E’ un’istigazione all’abuso del lavoro precario la proroga dei contratti a tempo determinato nella pubblica amministrazione, inserita dagli emendamenti al disegno di legge di stabilità. Se da un lato l’emendamento dà ossigeno a migliaia di lavoratori, che possono così contare su altri mesi di reddito, dall’altro gli effetti derivanti da simile proroga appaiono davvero perversi.
Si apre, di fatto, uno spazio a una nuova ondata di stabilizzazioni, parola che, non a caso, in questi giorni sta tornando molto di moda. Gli emendamenti, è vero, riproducono nella sostanza anche la disciplina dell’articolo 17, commi 13 e seguenti, della legge 102/2009, i quali limitano, per i lavoratori «precari’, gli effetti dello svolgimento di un pregresso rapporto di lavoro con la pubblica amministrazione al beneficio di poter partecipare a concorsi con riserva di posti non superiore al 40%.
E’ evidente, però, che la proroga dei contratti dei lavoratori a tempo determinato oltre il termine ordinario dei 36 mesi fissato dal dlgs 368/2001 rompe il sistema di tutele contro l’abuso delle forme flessibili di lavoro, sostanzialmente destabilizzando i datori di lavoro pubblici. Si tratta di una situazione paradossale. Nel privato, lo sforamento dei termini di durata massima dei rapporti a tempo determinato fa incappare i datori nella «tutela reale, cioè in una pronuncia giudiziale che dispone la conversione in rapporto di lavoro a tempo indeterminato.
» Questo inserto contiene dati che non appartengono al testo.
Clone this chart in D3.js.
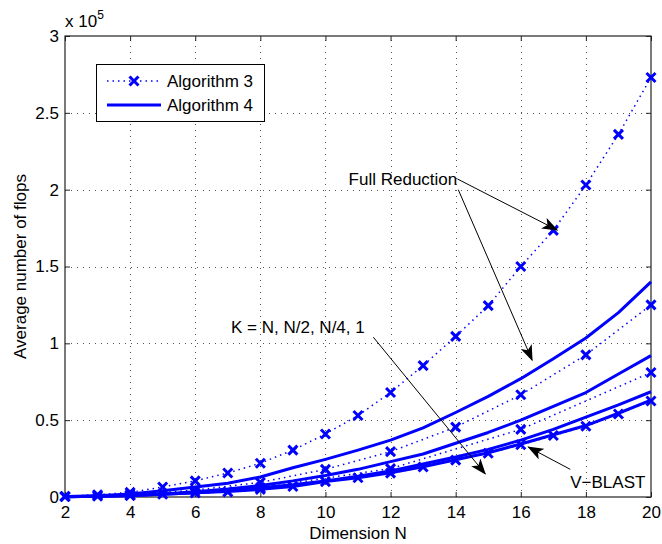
<!DOCTYPE html>
<html>
<head>
<meta charset="utf-8">
<title>flops</title>
<script src="https://cdn.jsdelivr.net/npm/d3@7"></script>
<style>
  body { margin: 0; background: #fff; }
  text { font-family: "Liberation Sans", Arial, sans-serif; }
</style>
</head>
<body>
<script>
// dimension N
var dims = d3.range(2, 21);
var evenDims = [2, 4, 6, 8, 10, 12, 14, 16, 18, 20];
var quarterDims = [4, 8, 12, 16, 20];

// Algorithm 3 (dotted, x markers), values in units of 1e5
var alg3Full = [0.005, 0.015, 0.03, 0.065, 0.105, 0.156, 0.22, 0.305, 0.41, 0.53, 0.68, 0.855, 1.045, 1.245, 1.50, 1.735, 2.03, 2.36, 2.73];
var alg3Half = [0.003, 0.015, 0.045, 0.095, 0.18, 0.295, 0.455, 0.665, 0.925, 1.25];
var alg3Quarter = [0.01, 0.06, 0.185, 0.44, 0.81];
var alg3One = [0.002, 0.005, 0.01, 0.018, 0.027, 0.033, 0.05, 0.068, 0.10, 0.125, 0.155, 0.195, 0.24, 0.285, 0.34, 0.40, 0.46, 0.54, 0.625];

// Algorithm 4 (solid)
var alg4Full = [0.003, 0.008, 0.02, 0.04, 0.065, 0.09, 0.13, 0.19, 0.245, 0.305, 0.37, 0.45, 0.55, 0.655, 0.77, 0.90, 1.035, 1.20, 1.40];
var alg4Half = [0.002, 0.005, 0.01, 0.02, 0.035, 0.052, 0.075, 0.105, 0.14, 0.18, 0.23, 0.28, 0.35, 0.42, 0.50, 0.59, 0.68, 0.80, 0.92];
var alg4Quarter = [0.002, 0.005, 0.01, 0.018, 0.028, 0.04, 0.06, 0.08, 0.105, 0.135, 0.17, 0.215, 0.26, 0.31, 0.37, 0.44, 0.52, 0.60, 0.685];
var vblast = [0.002, 0.005, 0.01, 0.018, 0.027, 0.035, 0.05, 0.068, 0.10, 0.125, 0.157, 0.197, 0.242, 0.288, 0.345, 0.405, 0.465, 0.545, 0.63];

var xTicks = [2, 4, 6, 8, 10, 12, 14, 16, 18, 20];
var yTicks = [0, 0.5, 1, 1.5, 2, 2.5, 3];
var legendLabels = ["Algorithm 3", "Algorithm 4"];

var blue = "#0000ff";
var fs = 17;
var width = 662, height = 544;
var margin = { left: 65, right: 11, top: 36, bottom: 47 };

var svg = d3.select("body").append("svg")
  .attr("width", width)
  .attr("height", height);

var x = d3.scaleLinear().domain([2, 20]).range([margin.left, width - margin.right]);
var y = d3.scaleLinear().domain([0, 3]).range([height - margin.bottom, margin.top]);

var x0 = x.range()[0], x1 = x.range()[1], y0 = y.range()[0], y1 = y.range()[1];

// grid
var grid = svg.append("g")
  .attr("stroke", "#555")
  .attr("stroke-width", 1)
  .attr("stroke-dasharray", "1,5");
grid.selectAll(".gx")
  .data(xTicks.slice(1, -1))
  .join("line")
  .attr("x1", d => Math.round(x(d)) + 0.5).attr("x2", d => Math.round(x(d)) + 0.5)
  .attr("y1", y0).attr("y2", y1);
grid.selectAll(".gy")
  .data(yTicks.slice(1, -1))
  .join("line")
  .attr("y1", d => Math.round(y(d)) + 0.5).attr("y2", d => Math.round(y(d)) + 0.5)
  .attr("x1", x0).attr("x2", x1);

// axes
var bottomAxis = svg.append("g")
  .attr("transform", `translate(0,${y0})`)
  .call(d3.axisBottom(x).tickValues(xTicks).tickSize(-5).tickPadding(9).tickFormat(d3.format("d")));
var topAxis = svg.append("g")
  .attr("transform", `translate(0,${y1})`)
  .call(d3.axisTop(x).tickValues(xTicks).tickSize(-5).tickFormat(""));
var leftAxis = svg.append("g")
  .attr("transform", `translate(${x0},0)`)
  .call(d3.axisLeft(y).tickValues(yTicks).tickSize(-5).tickPadding(6).tickFormat(d => d));
var rightAxis = svg.append("g")
  .attr("transform", `translate(${x1},0)`)
  .call(d3.axisRight(y).tickValues(yTicks).tickSize(-5).tickFormat(""));

[bottomAxis, topAxis, leftAxis, rightAxis].forEach(function (a) {
  a.select(".domain").remove();
  a.selectAll("line").attr("stroke", "#222");
  a.selectAll("text").attr("font-size", fs).attr("fill", "#000")
    .style("font-family", "'Liberation Sans', Arial, sans-serif");
});

svg.append("rect")
  .attr("x", x0).attr("y", y1)
  .attr("width", x1 - x0).attr("height", y0 - y1)
  .attr("fill", "none").attr("stroke", "#222").attr("stroke-width", 1.2);

// exponent label
var expo = svg.append("text").attr("x", x0).attr("y", y1 - 9).attr("font-size", fs);
expo.append("tspan").text("x 10");
expo.append("tspan").attr("font-size", 12).attr("dy", -8).text("5");

// axis labels
svg.append("text")
  .attr("x", (x0 + x1) / 2).attr("y", height - 5)
  .attr("text-anchor", "middle").attr("font-size", fs)
  .text("Dimension N");
svg.append("text")
  .attr("transform", `translate(26,${(y0 + y1) / 2}) rotate(-90)`)
  .attr("text-anchor", "middle").attr("font-size", fs)
  .text("Average number of flops");

// series
var line = d3.line().x(d => x(d[0])).y(d => y(d[1]));
svg.append("clipPath").attr("id", "plotclip")
  .append("rect").attr("x", x0 - 6).attr("y", y1).attr("width", x1 - x0 + 12).attr("height", y0 - y1 + 6);

var plot = svg.append("g").attr("clip-path", "url(#plotclip)");

function pairs(xs, ys) { return xs.map((d, i) => [d, ys[i]]); }

var solidSeries = [pairs(dims, alg4Full), pairs(dims, alg4Half), pairs(dims, alg4Quarter), pairs(dims, vblast)];
var dottedSeries = [pairs(dims, alg3Full), pairs(evenDims, alg3Half), pairs(quarterDims, alg3Quarter), pairs(dims, alg3One)];

plot.selectAll(".solid")
  .data(solidSeries)
  .join("path")
  .attr("d", line)
  .attr("fill", "none")
  .attr("stroke", blue)
  .attr("stroke-width", 3)
  .attr("stroke-linejoin", "round");

plot.selectAll(".dotted")
  .data(dottedSeries)
  .join("path")
  .attr("d", line)
  .attr("fill", "none")
  .attr("stroke", blue)
  .attr("stroke-width", 1.5)
  .attr("stroke-dasharray", "1.5,4");

function cross(g, cx, cy) {
  var s = 4.5;
  g.append("path")
    .attr("d", `M${cx - s},${cy - s}L${cx + s},${cy + s}M${cx - s},${cy + s}L${cx + s},${cy - s}`)
    .attr("stroke", blue).attr("stroke-width", 3).attr("fill", "none");
}
var markers = plot.append("g");
dottedSeries.forEach(function (s) {
  s.forEach(function (d) { cross(markers, x(d[0]), y(d[1])); });
});

// legend
var lg = svg.append("g");
lg.append("rect").attr("x", 96.5).attr("y", 64.5).attr("width", 168).attr("height", 57)
  .attr("fill", "#fff").attr("stroke", "#000").attr("stroke-width", 1);
lg.append("line").attr("x1", 107).attr("x2", 160).attr("y1", 81).attr("y2", 81)
  .attr("stroke", blue).attr("stroke-width", 1.5).attr("stroke-dasharray", "1.5,4");
cross(lg, 134, 81);
lg.append("line").attr("x1", 107).attr("x2", 161).attr("y1", 105).attr("y2", 105)
  .attr("stroke", blue).attr("stroke-width", 3);
lg.selectAll(".lt")
  .data(legendLabels)
  .join("text")
  .attr("x", 167).attr("y", (d, i) => 87 + i * 24)
  .attr("font-size", fs)
  .text(d => d);

// annotations
var defs = svg.append("defs");
defs.append("marker")
  .attr("id", "ah")
  .attr("viewBox", "0 0 16 12")
  .attr("refX", 15).attr("refY", 6)
  .attr("markerWidth", 16).attr("markerHeight", 12)
  .attr("markerUnits", "userSpaceOnUse")
  .attr("orient", "auto")
  .append("path")
  .attr("d", "M0,0L16,6L0,12L4,6Z")
  .attr("fill", "#000");

function arrow(xa, ya, xb, yb) {
  svg.append("line")
    .attr("x1", x(xa)).attr("y1", y(ya)).attr("x2", x(xb)).attr("y2", y(yb))
    .attr("stroke", "#000").attr("stroke-width", 1)
    .attr("marker-end", "url(#ah)");
}

svg.append("text").attr("x", x(14.05)).attr("y", y(2.03)).attr("text-anchor", "end")
  .attr("font-size", fs).text("Full Reduction");
arrow(14.05, 2.07, 17.12, 1.737);
arrow(14.08, 2.0, 16.35, 0.89);

svg.append("text").attr("x", x(7.1)).attr("y", y(1.07)).attr("font-size", fs).text("K = N, N/2, N/4, 1");
arrow(11.47, 1.04, 14.91, 0.15);

svg.append("text").attr("x", x(17.52)).attr("y", y(0.06)).attr("font-size", fs).text("V\u2212BLAST");
arrow(17.52, 0.18, 16.23, 0.325);
</script>
</body>
</html>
La «precarietà» nel settore privato, dunque, dispone di una duplice tutela contro gli abusi: l’inderogabilità dei 36 mesi e la possibilità della conversione del contratto.
Nella pubblica amministrazione non solo la conversione non solo è vietata (nonostante alcune erronee sentenze di qualche giudice del lavoro), ma con la proroga si prolungano i termini di durata, abilitando la pubblica amministrazione a compiere esattamente ciò che il legislatore da sempre vuole impedire: l’utilizzo abusivo di forme flessibili di lavoro, per fabbisogni che in realtà sono stabili. I abuso dei contratti a termine non dovrebbe essere considerato di peso diverso, a seconda che il datore sia pubblico o privato. Soprattutto, norme come quelle che intende fissare il ddl di stabilità deresponsabilizzano il datore pubblico, che non viene messo nella condizione di ponderare bene le ragioni a fondamento del contratto a termine, potendo contare su sanatorie o proroghe, senza che da esse discenda una responsabilità di alcun genere. In più, i lavoratori precari della pubblica amministrazione finiscono per restare nella trappola della precarietà «cattiva., proprio perché, quella del settore pubblico, a differenza di quella privata, non può mai comportare una trasformazione in lavoro stabile, a meno di pesanti forzature, tutte oltre la soglia della costituzionalità.